Copy out each line that mentions the word "this".

▬▬▬▬▬▬▬▬▬▬

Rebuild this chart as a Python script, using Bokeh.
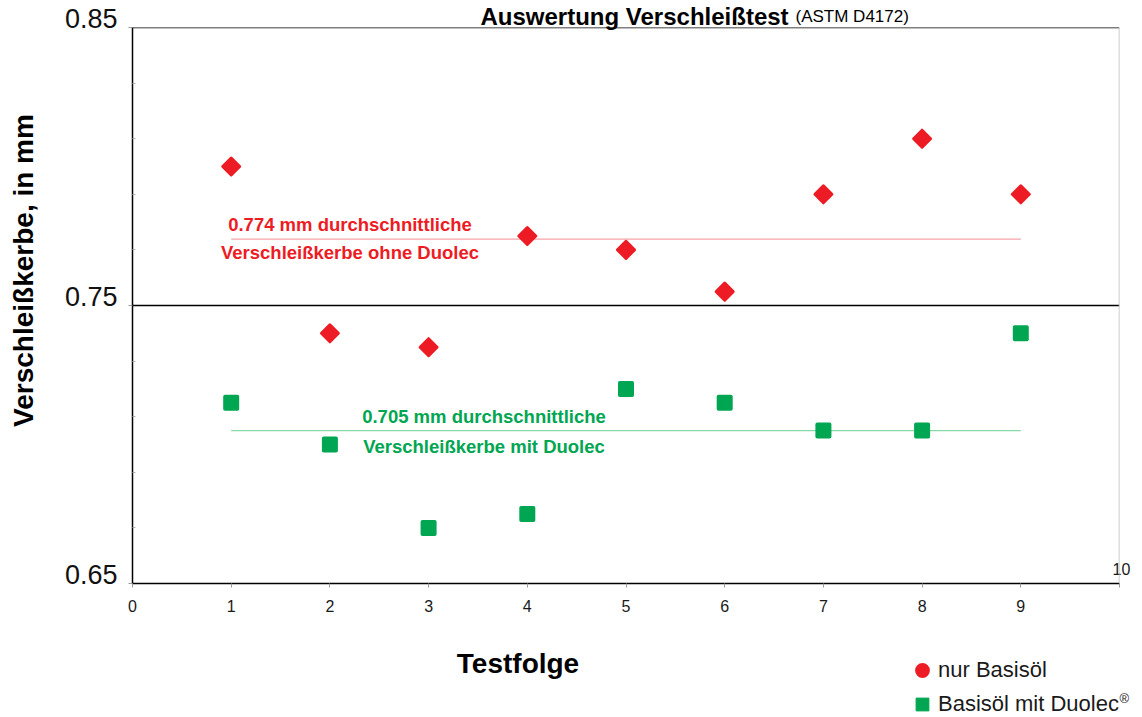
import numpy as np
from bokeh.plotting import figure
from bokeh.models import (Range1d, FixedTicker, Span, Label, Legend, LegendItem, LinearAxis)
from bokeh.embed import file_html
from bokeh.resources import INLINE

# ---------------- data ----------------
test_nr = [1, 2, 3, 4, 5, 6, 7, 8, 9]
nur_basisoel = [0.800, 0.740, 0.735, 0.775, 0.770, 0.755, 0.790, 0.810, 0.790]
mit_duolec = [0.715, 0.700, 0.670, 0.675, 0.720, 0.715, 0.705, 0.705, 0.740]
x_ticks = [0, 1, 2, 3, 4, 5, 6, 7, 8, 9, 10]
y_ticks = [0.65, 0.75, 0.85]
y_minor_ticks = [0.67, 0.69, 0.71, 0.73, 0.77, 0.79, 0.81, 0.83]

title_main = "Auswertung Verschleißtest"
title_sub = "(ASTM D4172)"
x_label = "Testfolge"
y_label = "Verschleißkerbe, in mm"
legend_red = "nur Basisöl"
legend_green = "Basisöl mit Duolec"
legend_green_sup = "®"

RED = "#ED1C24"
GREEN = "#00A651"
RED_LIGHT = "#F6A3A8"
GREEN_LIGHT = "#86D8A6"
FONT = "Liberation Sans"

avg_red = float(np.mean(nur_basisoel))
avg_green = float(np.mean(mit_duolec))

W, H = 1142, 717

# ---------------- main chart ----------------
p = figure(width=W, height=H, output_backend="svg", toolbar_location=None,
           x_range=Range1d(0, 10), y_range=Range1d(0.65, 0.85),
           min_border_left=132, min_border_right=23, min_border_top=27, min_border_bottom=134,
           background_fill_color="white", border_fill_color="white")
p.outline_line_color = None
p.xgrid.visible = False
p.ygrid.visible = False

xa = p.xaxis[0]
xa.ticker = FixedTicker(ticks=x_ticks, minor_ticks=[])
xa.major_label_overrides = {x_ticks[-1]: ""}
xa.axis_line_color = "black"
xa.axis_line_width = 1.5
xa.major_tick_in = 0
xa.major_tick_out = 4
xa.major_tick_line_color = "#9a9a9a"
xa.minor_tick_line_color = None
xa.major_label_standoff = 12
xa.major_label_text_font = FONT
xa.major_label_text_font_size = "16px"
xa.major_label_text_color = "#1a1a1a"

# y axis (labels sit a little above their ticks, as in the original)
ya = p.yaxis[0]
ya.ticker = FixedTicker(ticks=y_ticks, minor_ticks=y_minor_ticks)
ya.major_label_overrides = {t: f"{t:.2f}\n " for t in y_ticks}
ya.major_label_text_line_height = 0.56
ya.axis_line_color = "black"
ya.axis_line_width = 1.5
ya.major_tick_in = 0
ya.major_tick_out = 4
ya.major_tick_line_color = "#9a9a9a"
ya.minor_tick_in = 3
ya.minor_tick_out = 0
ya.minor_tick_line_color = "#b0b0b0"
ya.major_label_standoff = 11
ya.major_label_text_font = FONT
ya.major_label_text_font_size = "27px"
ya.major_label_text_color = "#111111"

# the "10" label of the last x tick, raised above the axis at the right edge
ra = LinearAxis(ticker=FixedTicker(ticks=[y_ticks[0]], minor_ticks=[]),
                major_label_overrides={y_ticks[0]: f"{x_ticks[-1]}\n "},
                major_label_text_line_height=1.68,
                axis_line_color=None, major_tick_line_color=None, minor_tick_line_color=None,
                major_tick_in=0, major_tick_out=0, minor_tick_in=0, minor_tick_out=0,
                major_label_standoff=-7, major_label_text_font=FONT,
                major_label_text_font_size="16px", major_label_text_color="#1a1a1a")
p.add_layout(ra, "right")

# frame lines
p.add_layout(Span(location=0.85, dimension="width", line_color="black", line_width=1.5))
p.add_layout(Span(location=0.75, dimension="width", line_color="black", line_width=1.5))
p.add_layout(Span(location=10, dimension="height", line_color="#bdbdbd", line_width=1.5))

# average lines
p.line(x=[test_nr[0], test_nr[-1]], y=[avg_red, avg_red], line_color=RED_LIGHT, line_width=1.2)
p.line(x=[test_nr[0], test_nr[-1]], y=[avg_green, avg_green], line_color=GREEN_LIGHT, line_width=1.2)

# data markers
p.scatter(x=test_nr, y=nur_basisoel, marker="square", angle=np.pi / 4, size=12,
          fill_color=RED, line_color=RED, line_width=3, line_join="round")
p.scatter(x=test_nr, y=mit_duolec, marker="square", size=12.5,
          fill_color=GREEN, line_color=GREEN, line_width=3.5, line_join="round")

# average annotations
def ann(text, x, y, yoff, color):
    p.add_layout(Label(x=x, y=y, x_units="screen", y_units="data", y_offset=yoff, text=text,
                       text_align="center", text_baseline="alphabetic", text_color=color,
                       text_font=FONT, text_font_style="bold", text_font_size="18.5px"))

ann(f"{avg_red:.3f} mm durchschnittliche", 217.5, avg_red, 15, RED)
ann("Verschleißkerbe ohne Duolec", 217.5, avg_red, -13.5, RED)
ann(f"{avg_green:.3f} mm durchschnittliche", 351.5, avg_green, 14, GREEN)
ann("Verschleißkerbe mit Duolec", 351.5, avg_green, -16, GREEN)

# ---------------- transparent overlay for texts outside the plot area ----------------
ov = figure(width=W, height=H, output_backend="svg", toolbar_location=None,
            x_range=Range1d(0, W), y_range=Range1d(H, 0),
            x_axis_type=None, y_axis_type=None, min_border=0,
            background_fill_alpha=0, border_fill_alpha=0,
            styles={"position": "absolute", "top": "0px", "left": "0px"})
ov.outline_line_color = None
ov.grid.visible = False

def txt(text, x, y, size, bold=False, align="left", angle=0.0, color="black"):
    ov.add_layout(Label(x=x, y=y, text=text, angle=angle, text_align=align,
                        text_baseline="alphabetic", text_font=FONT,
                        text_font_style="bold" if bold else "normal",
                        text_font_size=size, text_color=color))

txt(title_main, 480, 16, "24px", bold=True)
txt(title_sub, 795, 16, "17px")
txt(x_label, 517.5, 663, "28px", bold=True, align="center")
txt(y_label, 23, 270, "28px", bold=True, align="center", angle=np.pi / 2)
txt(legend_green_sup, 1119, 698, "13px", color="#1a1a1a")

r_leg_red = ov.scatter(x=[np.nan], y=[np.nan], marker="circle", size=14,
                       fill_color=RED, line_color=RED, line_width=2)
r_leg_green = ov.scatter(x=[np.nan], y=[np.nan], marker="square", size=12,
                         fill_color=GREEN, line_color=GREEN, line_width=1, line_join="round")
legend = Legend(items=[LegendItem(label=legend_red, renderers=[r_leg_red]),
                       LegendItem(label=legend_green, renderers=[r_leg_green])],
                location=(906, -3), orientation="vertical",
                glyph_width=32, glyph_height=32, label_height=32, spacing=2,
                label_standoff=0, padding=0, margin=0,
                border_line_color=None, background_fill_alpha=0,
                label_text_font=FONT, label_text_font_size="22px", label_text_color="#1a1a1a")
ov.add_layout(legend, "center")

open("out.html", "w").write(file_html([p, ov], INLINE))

▬▬▬▬▬▬▬▬▬▬

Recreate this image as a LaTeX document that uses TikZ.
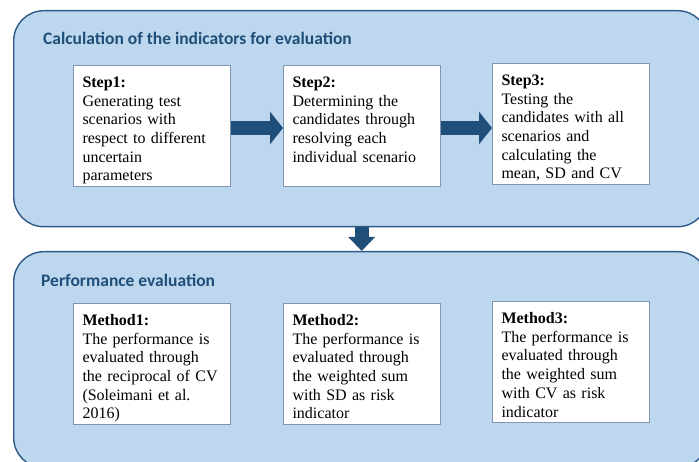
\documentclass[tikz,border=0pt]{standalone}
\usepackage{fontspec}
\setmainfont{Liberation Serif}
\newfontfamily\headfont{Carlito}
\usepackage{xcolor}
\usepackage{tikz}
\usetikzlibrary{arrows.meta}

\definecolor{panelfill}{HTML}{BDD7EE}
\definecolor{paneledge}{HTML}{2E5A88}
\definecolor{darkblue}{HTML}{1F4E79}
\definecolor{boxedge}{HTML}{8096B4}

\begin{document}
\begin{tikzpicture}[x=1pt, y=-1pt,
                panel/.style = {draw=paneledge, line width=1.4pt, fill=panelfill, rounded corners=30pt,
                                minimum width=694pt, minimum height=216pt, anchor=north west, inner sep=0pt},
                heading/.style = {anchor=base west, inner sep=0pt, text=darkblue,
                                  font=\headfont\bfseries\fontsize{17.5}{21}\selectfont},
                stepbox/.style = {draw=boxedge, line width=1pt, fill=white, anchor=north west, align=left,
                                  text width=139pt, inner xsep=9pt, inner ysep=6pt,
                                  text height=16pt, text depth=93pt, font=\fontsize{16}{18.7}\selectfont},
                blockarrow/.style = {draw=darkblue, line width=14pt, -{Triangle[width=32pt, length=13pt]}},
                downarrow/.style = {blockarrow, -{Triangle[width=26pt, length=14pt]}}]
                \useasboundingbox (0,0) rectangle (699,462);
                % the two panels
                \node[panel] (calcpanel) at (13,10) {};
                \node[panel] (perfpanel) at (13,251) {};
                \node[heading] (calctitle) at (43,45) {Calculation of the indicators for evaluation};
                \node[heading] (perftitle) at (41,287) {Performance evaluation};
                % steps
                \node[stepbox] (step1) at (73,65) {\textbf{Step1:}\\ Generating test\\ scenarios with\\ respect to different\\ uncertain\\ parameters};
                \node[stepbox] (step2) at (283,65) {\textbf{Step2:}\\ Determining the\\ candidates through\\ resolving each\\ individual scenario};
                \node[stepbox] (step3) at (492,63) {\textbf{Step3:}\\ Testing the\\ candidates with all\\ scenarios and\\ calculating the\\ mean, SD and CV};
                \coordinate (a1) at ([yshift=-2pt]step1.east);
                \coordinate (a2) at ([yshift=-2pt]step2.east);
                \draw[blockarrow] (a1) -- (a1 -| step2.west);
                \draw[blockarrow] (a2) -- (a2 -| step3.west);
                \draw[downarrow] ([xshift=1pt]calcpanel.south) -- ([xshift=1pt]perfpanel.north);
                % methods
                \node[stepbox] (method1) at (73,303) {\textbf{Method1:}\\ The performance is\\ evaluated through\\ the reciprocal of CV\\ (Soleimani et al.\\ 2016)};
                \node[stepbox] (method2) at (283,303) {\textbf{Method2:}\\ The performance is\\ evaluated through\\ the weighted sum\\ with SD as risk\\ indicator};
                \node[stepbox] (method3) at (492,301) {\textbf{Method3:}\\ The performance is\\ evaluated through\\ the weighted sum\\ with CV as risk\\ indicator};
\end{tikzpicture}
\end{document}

▬▬▬▬▬▬▬▬▬▬

### Solved exercise
Rebuild this chart as a Python script, using Bokeh.
Recreate this image as a LaTeX document that uses TikZ.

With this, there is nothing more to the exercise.